The new 2010 Outback suspension, transmission and all-wheel-drive system are geared for control, comfort and stability on gravel roads and in inclement weather. All Subarus are all-wheel drive, aiming for sure handling and traction in marginal conditions. That may explain why they are most popular in the New England region, the Pacific Northwest, and mountain states. The engines feature horizontally opposed pistons, the so-called boxer layout that Porsche also uses. This results in strong torque for accelerating up hills while helping maintain a low center of gravity for improved handling. 

We found the new Outback to be an exceptionally capable car on unpaved forest roads. Extensive driving on Montana's back roads revealed its tough, supple suspension could handle rough roads, and its superb all-wheel-drive performed well in all sorts of slippery conditions. Out on the open highway the Outback is smooth and comfortable and feels like a regular car. 

Two engines are available, balancing efficiency and performance. Best government-rated fuel economy is an EPA-estimated 22/29 mpg City/Highway for the 170-horsepower 2.5-liter four-cylinder with the continuously variable transmission (CVT). For maximum performance, a 256-hp 3.6-liter six-cylinder is available, mated to a five-speed automatic transmission. Neither engine uses forced induction or turbocharging to achieve its rated output, and both run on regular unleaded fuel. 

Four-wheel independent suspension is standard. The revised rear suspension for 2010 incorporates a double-wishbone design, which delivers a smoother ride and enables a larger rear cargo area. 
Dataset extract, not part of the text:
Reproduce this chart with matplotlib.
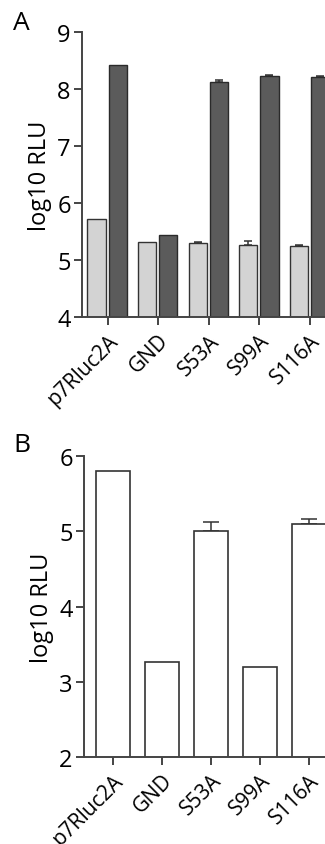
import numpy as np
import matplotlib.pyplot as plt

# data
constructs = ["p7Rluc2A", "GND", "S53A", "S99A", "S116A"]

a_light = [5.72, 5.32, 5.30, 5.27, 5.25]
a_light_err = [0.0, 0.0, 0.02, 0.06, 0.02]
a_dark = [8.43, 5.44, 8.12, 8.23, 8.22]
a_dark_err = [0.0, 0.0, 0.05, 0.02, 0.02]

b_vals = [5.80, 3.27, 5.00, 3.20, 5.10]
b_err = [0.0, 0.0, 0.12, 0.0, 0.06]

plt.rcParams['font.family'] = ['Open Sans', 'DejaVu Sans']
axis_col = "#444444"


def style_axis(ax, yticks):
    """common look for both panels"""
    for s in ["top", "right"]:
        ax.spines[s].set_visible(False)
    for s in ["left", "bottom"]:
        ax.spines[s].set_color(axis_col)
        ax.spines[s].set_linewidth(1.4)
    ax.set_yticks(yticks)
    ax.tick_params(axis="y", direction="out", length=6, width=1.4,
                   color=axis_col, labelsize=17, pad=2)
    ax.tick_params(axis="x", direction="out", length=6, width=1.4,
                   color=axis_col, labelsize=15, pad=3)
    ax.set_xticks(np.arange(len(constructs)))
    ax.set_xticklabels(constructs, rotation=45, ha="right",
                       rotation_mode="anchor")
    ax.set_ylabel("log10 RLU", fontsize=17, labelpad=4)


def upper_err(ax, xs, tops, errs, cap):
    """only the upper half of the error bar, and only where there is one"""
    for xi, t, e in zip(xs, tops, errs):
        if e > 0:
            ax.errorbar([xi], [t], yerr=[[0], [e]], fmt="none", ecolor="#333333",
                        elinewidth=1.1, capsize=cap, capthick=1.1, zorder=1)


fig = plt.figure(figsize=(3.25, 8.45), dpi=100)
x = np.arange(len(constructs))

# panel A
axA = fig.add_axes([0.252, 0.6233, 0.748, 0.3373])
w = 0.36
axA.bar(x - 0.22, a_light, w, color="#d3d3d3", edgecolor="#333333",
        linewidth=1.0, zorder=2)
axA.bar(x + 0.2, a_dark, w, color="#5b5b5b", edgecolor="#2a2a2a",
        linewidth=1.0, zorder=2)
upper_err(axA, x - 0.22, a_light, a_light_err, 3)
upper_err(axA, x + 0.2, a_dark, a_dark_err, 3)
axA.set_ylim(4, 9)
axA.set_xlim(-0.51, 4.3)
style_axis(axA, [4, 5, 6, 7, 8, 9])
fig.text(0.04, 0.987, "A", fontsize=19, va="top")

# panel B
axB = fig.add_axes([0.258, 0.1026, 0.742, 0.3569])
axB.bar(x, b_vals, 0.7, color="white", edgecolor="#333333",
        linewidth=1.2, zorder=2)
upper_err(axB, x, b_vals, b_err, 6)
axB.set_ylim(2, 6)
axB.set_xlim(-0.59, 4.33)
style_axis(axB, [2, 3, 4, 5, 6])
fig.text(0.04, 0.487, "B", fontsize=19, va="top")

fig.savefig("out.png", dpi=100)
The 2010 Outback redesign emphasizes improved cargo carrying, with enhancements like larger doors that swing open wider, and larger interior dimensions for more cargo room. 

A number of new safety features have been added as standard equipment for 2010. These include front, side, and side curtain airbags, and electronic enhancements to improve stability and traction. 

Possibly because the Outback is not exactly like anything else on the market, Subaru reports very high owner loyalty. As a result, new models are rarely dramatic departures from the Subaru tradition. More than 800,000 Outbacks have been sold since they were introduced. 


The Subaru Outback is available with a choice of two engines, three transmissions, with Base, Limited or Premium trim levels. 

Outback 2.5i models come with the 2.5-liter four-cylinder engine and six-speed manual transmission ($22,995) or CVT ($23,995). Premium ($24,295) and Limited ($27,995) models come with a higher level of standard equipment. 

Outback 3.6R models come with the 3.6-liter six-cylinder engine and five-speed automatic transmission ($27,995). Premium ($28,995) and Limited ($30,995) versions are available. 

An All-Weather Package ($500) adding heated mirrors, seats and de-icing equipment is optional or is included with the Premium trim.